EXERCISE DESCRIPTION - Would you return the run of lines that starts at the one with "Generate a LaTeX" and ends at the one with "(keyprss) at (1138.5,90)", ends included, exactly as written and without the images?

-- start of DATA --

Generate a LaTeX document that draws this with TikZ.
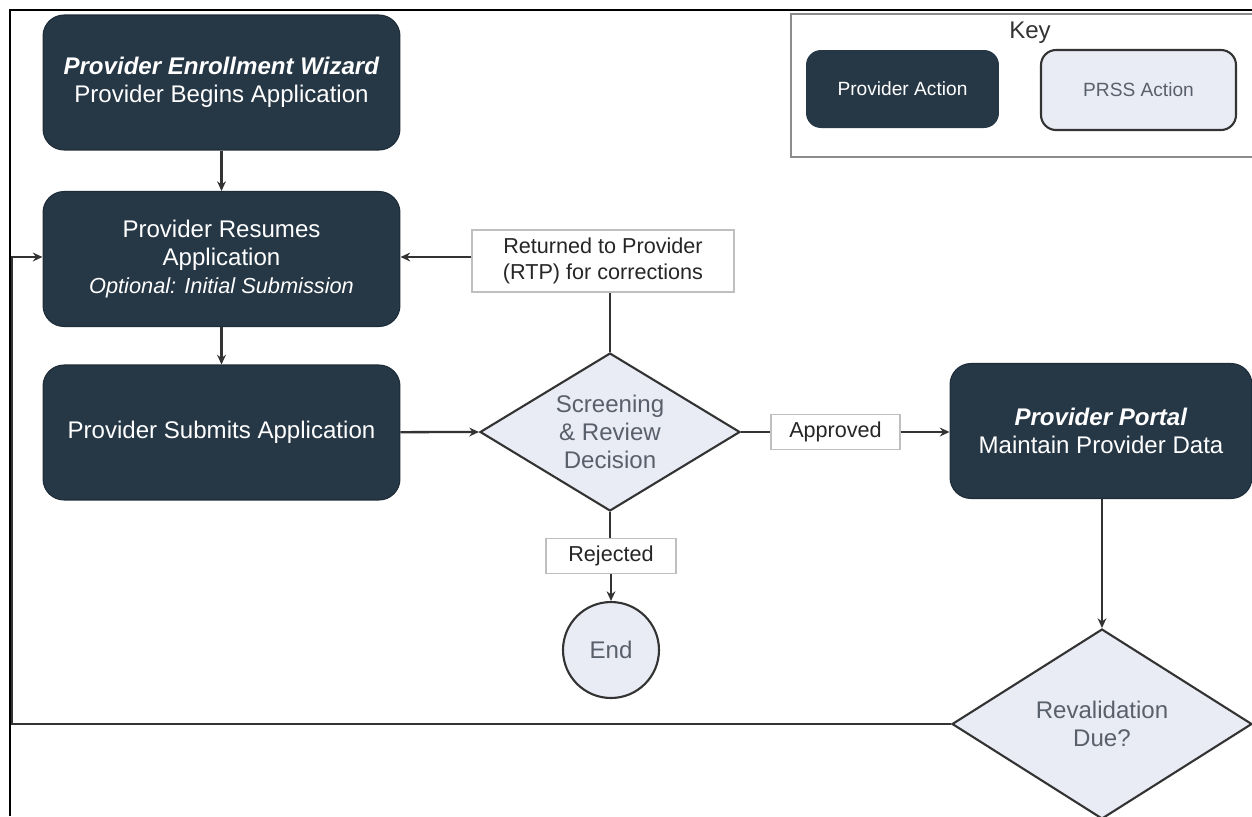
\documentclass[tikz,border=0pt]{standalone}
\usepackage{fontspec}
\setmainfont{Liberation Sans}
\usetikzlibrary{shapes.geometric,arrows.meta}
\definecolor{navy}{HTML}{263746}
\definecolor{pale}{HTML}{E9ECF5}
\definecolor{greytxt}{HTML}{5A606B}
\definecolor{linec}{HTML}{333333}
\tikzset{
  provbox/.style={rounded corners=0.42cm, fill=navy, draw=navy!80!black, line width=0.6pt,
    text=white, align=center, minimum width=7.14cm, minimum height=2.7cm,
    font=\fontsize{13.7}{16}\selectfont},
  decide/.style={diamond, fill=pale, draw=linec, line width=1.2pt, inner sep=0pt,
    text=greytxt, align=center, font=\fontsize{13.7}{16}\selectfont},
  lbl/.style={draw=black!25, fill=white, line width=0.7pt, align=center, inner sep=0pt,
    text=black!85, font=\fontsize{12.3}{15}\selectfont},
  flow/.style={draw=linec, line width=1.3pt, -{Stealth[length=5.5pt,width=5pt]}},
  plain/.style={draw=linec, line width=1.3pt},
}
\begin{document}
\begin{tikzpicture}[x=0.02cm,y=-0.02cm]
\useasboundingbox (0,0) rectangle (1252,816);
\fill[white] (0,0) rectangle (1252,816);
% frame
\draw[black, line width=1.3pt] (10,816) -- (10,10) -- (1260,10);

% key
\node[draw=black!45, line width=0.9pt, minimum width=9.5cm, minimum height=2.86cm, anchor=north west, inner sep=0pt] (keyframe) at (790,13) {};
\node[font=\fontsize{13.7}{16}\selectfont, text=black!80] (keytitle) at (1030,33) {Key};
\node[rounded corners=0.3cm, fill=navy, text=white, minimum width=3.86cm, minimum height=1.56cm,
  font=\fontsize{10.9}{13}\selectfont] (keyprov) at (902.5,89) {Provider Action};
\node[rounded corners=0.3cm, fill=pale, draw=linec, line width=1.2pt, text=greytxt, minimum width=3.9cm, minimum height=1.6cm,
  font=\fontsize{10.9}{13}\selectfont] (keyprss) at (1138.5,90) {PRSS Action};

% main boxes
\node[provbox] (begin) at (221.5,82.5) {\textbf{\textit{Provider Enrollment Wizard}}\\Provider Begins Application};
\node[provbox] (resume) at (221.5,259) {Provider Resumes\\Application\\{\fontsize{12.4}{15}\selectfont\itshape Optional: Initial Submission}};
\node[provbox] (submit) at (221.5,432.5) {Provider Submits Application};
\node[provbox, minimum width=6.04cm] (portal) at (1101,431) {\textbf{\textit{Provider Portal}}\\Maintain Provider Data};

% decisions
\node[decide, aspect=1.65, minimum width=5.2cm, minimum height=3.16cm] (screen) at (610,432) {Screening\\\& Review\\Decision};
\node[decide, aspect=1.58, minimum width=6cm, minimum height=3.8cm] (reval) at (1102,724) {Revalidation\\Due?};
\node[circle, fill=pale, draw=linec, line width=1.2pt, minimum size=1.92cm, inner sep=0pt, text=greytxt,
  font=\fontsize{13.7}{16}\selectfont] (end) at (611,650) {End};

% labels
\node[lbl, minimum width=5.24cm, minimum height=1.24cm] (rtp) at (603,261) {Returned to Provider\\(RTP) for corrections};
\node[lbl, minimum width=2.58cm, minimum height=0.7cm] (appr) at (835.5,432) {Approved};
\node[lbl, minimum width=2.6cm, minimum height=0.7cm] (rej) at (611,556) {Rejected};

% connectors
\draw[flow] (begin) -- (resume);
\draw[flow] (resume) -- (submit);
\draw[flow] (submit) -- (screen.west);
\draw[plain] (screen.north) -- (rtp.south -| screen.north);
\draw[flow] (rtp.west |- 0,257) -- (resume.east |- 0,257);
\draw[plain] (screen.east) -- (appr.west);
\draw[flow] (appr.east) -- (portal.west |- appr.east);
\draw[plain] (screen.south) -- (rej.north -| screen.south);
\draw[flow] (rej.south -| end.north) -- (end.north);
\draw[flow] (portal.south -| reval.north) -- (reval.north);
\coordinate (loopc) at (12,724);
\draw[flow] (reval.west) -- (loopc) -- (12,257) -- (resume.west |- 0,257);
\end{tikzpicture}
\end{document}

-- end of DATA --
-- start of DATA --

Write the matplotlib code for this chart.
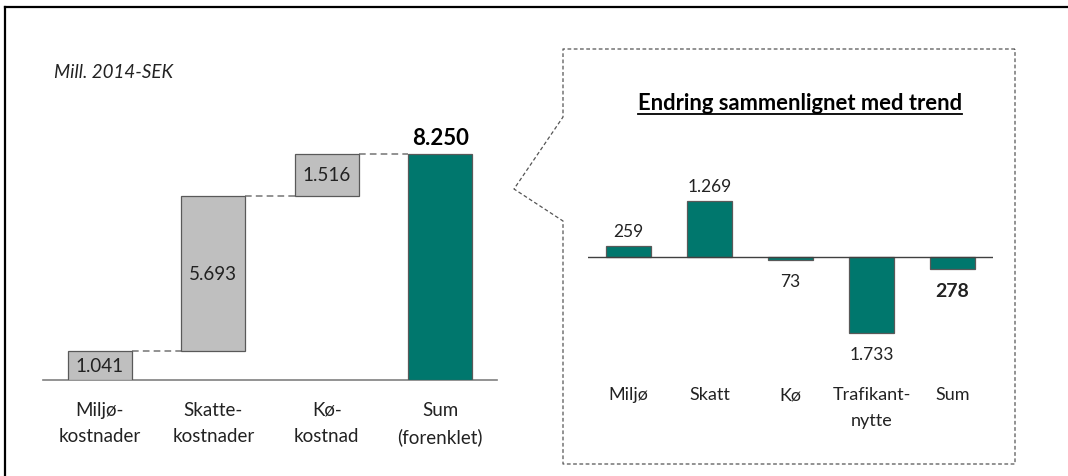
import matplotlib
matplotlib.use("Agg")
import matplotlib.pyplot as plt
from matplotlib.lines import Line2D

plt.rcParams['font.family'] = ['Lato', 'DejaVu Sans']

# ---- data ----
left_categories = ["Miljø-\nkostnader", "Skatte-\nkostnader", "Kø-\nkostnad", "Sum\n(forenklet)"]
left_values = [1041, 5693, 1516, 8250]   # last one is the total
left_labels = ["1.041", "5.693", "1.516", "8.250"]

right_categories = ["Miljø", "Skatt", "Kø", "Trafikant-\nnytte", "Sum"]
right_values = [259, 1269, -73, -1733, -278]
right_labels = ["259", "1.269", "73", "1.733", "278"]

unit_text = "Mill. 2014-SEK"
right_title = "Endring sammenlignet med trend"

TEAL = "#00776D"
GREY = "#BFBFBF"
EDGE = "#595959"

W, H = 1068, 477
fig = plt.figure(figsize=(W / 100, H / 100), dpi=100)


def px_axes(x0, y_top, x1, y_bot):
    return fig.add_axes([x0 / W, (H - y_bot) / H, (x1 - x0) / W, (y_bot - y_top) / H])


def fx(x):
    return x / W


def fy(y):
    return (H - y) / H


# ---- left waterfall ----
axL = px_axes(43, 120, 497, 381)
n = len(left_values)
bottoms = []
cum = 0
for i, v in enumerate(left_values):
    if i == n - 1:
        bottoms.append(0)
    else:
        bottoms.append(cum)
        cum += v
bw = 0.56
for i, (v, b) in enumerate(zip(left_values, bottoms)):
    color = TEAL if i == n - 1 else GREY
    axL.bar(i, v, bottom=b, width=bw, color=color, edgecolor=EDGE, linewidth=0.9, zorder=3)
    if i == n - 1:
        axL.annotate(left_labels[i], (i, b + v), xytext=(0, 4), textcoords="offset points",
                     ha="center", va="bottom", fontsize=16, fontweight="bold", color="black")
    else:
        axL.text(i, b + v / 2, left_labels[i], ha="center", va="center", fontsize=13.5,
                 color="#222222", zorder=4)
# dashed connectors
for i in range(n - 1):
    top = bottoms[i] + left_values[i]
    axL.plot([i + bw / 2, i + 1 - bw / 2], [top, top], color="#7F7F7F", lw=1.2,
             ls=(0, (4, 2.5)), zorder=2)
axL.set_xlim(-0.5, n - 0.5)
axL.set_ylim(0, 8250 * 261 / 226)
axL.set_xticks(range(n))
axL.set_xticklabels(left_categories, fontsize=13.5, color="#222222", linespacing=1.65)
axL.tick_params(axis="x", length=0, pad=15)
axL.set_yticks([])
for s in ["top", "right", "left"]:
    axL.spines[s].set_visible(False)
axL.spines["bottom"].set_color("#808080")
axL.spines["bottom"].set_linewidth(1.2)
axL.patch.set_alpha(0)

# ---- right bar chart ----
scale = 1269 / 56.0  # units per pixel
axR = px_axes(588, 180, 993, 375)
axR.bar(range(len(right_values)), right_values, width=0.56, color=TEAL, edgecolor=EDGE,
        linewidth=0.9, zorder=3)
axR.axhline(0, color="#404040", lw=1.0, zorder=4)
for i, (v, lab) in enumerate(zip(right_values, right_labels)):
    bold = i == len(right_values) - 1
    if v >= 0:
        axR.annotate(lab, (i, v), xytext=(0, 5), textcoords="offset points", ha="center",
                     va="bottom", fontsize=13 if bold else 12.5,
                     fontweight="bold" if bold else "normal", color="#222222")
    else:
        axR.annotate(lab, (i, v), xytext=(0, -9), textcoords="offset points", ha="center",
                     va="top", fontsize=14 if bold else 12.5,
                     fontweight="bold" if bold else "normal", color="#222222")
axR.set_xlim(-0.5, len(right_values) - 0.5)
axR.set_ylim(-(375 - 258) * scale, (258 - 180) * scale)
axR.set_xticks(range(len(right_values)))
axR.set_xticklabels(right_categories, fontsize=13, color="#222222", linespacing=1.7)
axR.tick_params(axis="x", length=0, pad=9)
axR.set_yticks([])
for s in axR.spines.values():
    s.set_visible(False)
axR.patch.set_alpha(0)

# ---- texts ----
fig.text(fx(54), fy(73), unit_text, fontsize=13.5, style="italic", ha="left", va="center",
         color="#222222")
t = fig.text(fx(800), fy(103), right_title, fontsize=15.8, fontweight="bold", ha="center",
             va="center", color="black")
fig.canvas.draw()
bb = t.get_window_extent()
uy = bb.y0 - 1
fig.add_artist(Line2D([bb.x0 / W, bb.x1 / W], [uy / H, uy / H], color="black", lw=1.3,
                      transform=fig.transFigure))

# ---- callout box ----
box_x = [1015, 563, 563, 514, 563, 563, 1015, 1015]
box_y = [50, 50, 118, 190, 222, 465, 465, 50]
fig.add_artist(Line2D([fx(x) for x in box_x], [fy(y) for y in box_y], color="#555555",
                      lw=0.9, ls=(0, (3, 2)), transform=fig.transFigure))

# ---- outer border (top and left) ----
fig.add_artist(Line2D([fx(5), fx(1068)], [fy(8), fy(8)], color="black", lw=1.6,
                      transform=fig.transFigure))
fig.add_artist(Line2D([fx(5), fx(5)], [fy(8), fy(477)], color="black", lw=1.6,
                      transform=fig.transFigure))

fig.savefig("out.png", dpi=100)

-- end of DATA --

RESULT OF THE TASK -
Generate a LaTeX document that draws this with TikZ.
\documentclass[tikz,border=0pt]{standalone}
\usepackage{fontspec}
\setmainfont{Liberation Sans}
\usetikzlibrary{shapes.geometric,arrows.meta}
\definecolor{navy}{HTML}{263746}
\definecolor{pale}{HTML}{E9ECF5}
\definecolor{greytxt}{HTML}{5A606B}
\definecolor{linec}{HTML}{333333}
\tikzset{
  provbox/.style={rounded corners=0.42cm, fill=navy, draw=navy!80!black, line width=0.6pt,
    text=white, align=center, minimum width=7.14cm, minimum height=2.7cm,
    font=\fontsize{13.7}{16}\selectfont},
  decide/.style={diamond, fill=pale, draw=linec, line width=1.2pt, inner sep=0pt,
    text=greytxt, align=center, font=\fontsize{13.7}{16}\selectfont},
  lbl/.style={draw=black!25, fill=white, line width=0.7pt, align=center, inner sep=0pt,
    text=black!85, font=\fontsize{12.3}{15}\selectfont},
  flow/.style={draw=linec, line width=1.3pt, -{Stealth[length=5.5pt,width=5pt]}},
  plain/.style={draw=linec, line width=1.3pt},
}
\begin{document}
\begin{tikzpicture}[x=0.02cm,y=-0.02cm]
\useasboundingbox (0,0) rectangle (1252,816);
\fill[white] (0,0) rectangle (1252,816);
% frame
\draw[black, line width=1.3pt] (10,816) -- (10,10) -- (1260,10);

% key
\node[draw=black!45, line width=0.9pt, minimum width=9.5cm, minimum height=2.86cm, anchor=north west, inner sep=0pt] (keyframe) at (790,13) {};
\node[font=\fontsize{13.7}{16}\selectfont, text=black!80] (keytitle) at (1030,33) {Key};
\node[rounded corners=0.3cm, fill=navy, text=white, minimum width=3.86cm, minimum height=1.56cm,
  font=\fontsize{10.9}{13}\selectfont] (keyprov) at (902.5,89) {Provider Action};
\node[rounded corners=0.3cm, fill=pale, draw=linec, line width=1.2pt, text=greytxt, minimum width=3.9cm, minimum height=1.6cm,
  font=\fontsize{10.9}{13}\selectfont] (keyprss) at (1138.5,90) {PRSS Action};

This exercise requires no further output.